Blake Hutchinson 38:22

you want to think there’s a couple of people for sure. I mean, the founders of Flippa are extraordinarily positive in their outlook for this company, regardless of the peaks and troughs that all startups go through. So a very, very big shout out to them. Because when you join a company, you know, those relationships are going to be absolutely critical, and they’ve been steadfast in their support. Secondly, I would, I would thank our, our people and culture head. So her name is Rebecca O’Connell. And she is very much a silent achiever behind the scenes ensuring that not only do we have the fun perks and benefits that all of your staff one, but that I am given the support, I need to be the best possible leader I can be while she takes care of some of the really, really critical people and culture initiatives, and in many cases, issues. She just handles those so seamlessly, and I’m very thankful for that. That’s great.

John Corcoran 39:29

Like this has been a pleasure. Where can people go to learn more about you? And Flippa? Yeah, LinkedIn

Blake Hutchinson 39:35

is my thing to get me there. Blake Hutchinson, I’m sure you can find me. Otherwise, obviously, we’d love to help any business owner or buyer out so feel free to give me an email to on a [email protected].

John Corcoran 39:46

And also you guys are doing these local meetups in different cities around the United States around the world.
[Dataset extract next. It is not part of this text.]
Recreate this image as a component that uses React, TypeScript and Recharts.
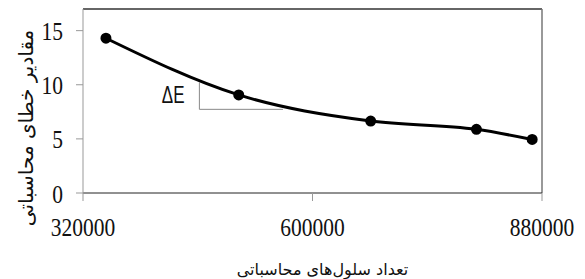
import React from 'react';
import { LineChart, Line, XAxis, YAxis, ReferenceLine, ReferenceDot, Label } from 'recharts';

const cells = [348000, 510000, 671000, 800000, 868000];
const errors = [14.3, 9.06, 6.65, 5.88, 4.95];
const xTicks = [320000, 600000, 880000];
const yTicks = [0, 5, 10, 15];

// triangle marking dE on the curve
const deltaX = [462000, 564000];
const deltaY = [10.21, 7.73];

const data = cells.map((c, i) => ({ cells: c, error: errors[i] }));

const SERIF = '"Liberation Serif", "Times New Roman", serif';
const ARABIC = '"DejaVu Sans", sans-serif';

// the source picture is a bit stretched vertically, so the digits are too
const XTick = (props: any) => {
  const { x, y, payload } = props;
  return (
    <g transform={`translate(${x},${y + 21})`}>
      <text x={0} y={0} transform="scale(1,1.15)" textAnchor="middle" fontFamily={SERIF} fontSize={21.5} fill="#111" style={{ fontFamily: SERIF }}>
        {payload.value}
      </text>
    </g>
  );
};

const YTick = (props: any) => {
  const { x, y, payload } = props;
  return (
    <g transform={`translate(${x - 3},${y + 9.5})`}>
      <text x={0} y={0} transform="scale(1,1.15)" textAnchor="end" fontFamily={SERIF} fontSize={21.5} fill="#111" style={{ fontFamily: SERIF }}>
        {payload.value}
      </text>
    </g>
  );
};

const YTitle = () => {
  const cx = 26;
  const cy = 128;
  return (
    <text x={cx} y={cy} transform={`rotate(-90 ${cx} ${cy})`} textAnchor="middle" dominantBaseline="central"
      fontFamily={ARABIC} fontSize={20} fill="#111" style={{ fontFamily: ARABIC }}>
      مقادیر خطای محاسباتی
    </text>
  );
};

const XTitle = (props: any) => {
  const vb = props.viewBox;
  return (
    <text x={vb.x + vb.width / 2 + 10} y={275} textAnchor="middle"
      fontFamily={ARABIC} fontSize={16} fill="#111" style={{ fontFamily: ARABIC }}>
      تعداد سلول‌های محاسباتی
    </text>
  );
};

const DeltaLabel = (props: any) => {
  const vb = props.viewBox;
  const cx = vb.x + (vb.width || 0) / 2;
  const cy = vb.y + (vb.height || 0) / 2;
  return (
    <g transform={`translate(${cx},${cy + 8})`}>
      <text x={0} y={0} transform="scale(0.74,1)" textAnchor="middle" fontSize={23} fill="#111"
        fontFamily='"Liberation Sans", Arial, sans-serif' style={{ fontFamily: '"Liberation Sans", Arial, sans-serif' }}>
        ΔE
      </text>
    </g>
  );
};

const App = () => {
  return (
    <div style={{ position: 'absolute', left: 0, top: 0, background: '#fff' }}>
      <LineChart width={585} height={279} data={data} margin={{ top: 9, right: 43, bottom: 6, left: 0 }}>
        <XAxis dataKey="cells" type="number" domain={[320000, 880000]} ticks={xTicks} interval={0}
          stroke="#222" tickSize={8} tickMargin={14} tick={<XTick />} height={80}
          tickLine={{ stroke: '#999' }}>
          <Label content={<XTitle />} />
        </XAxis>
        <YAxis type="number" domain={[0, 17]} ticks={yTicks} interval={0} width={83}
          axisLine={{ stroke: '#999' }} tickLine={{ stroke: '#999' }} tickSize={7} tickMargin={10} tick={<YTick />}>
          <Label content={<YTitle />} />
        </YAxis>
        <ReferenceLine y={17} stroke="#333" strokeWidth={1.5} />
        <ReferenceLine x={880000} stroke="#777" strokeWidth={1.5} />
        <ReferenceLine segment={[{ x: deltaX[0], y: deltaY[0] }, { x: deltaX[0], y: deltaY[1] }]} stroke="#888" />
        <ReferenceLine segment={[{ x: deltaX[0], y: deltaY[1] }, { x: deltaX[1], y: deltaY[1] }]} stroke="#888" />
        <ReferenceDot x={430000} y={9.03} r={0} stroke="none" label={<DeltaLabel />} />
        <Line type="monotone" dataKey="error" stroke="#000" strokeWidth={3}
          dot={{ r: 4, fill: '#000', stroke: '#000' }} isAnimationActive={false} />
      </LineChart>
    </div>
  );
};

export default App;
Where can people get more information about those?

Blake Hutchinson 39:55

Yeah, so we we do meetups all over the world and you can also request where you would like to meet Up to happen. So the best way to find out about those is literally to type in exit meetups Flippa, exit meetups into Google or you can go to flippa.com/the-exit-meetups, and you’ll see a range of meetups happening all over the world. We’ve got London coming up San Jose coming up, which is down the road from new John. Yeah, we’ve got new Chicago and Phoenix coming up in August, September and November as well.

John Corcoran 40:23

Very cool. Blake. Thanks so much. Thank you, John.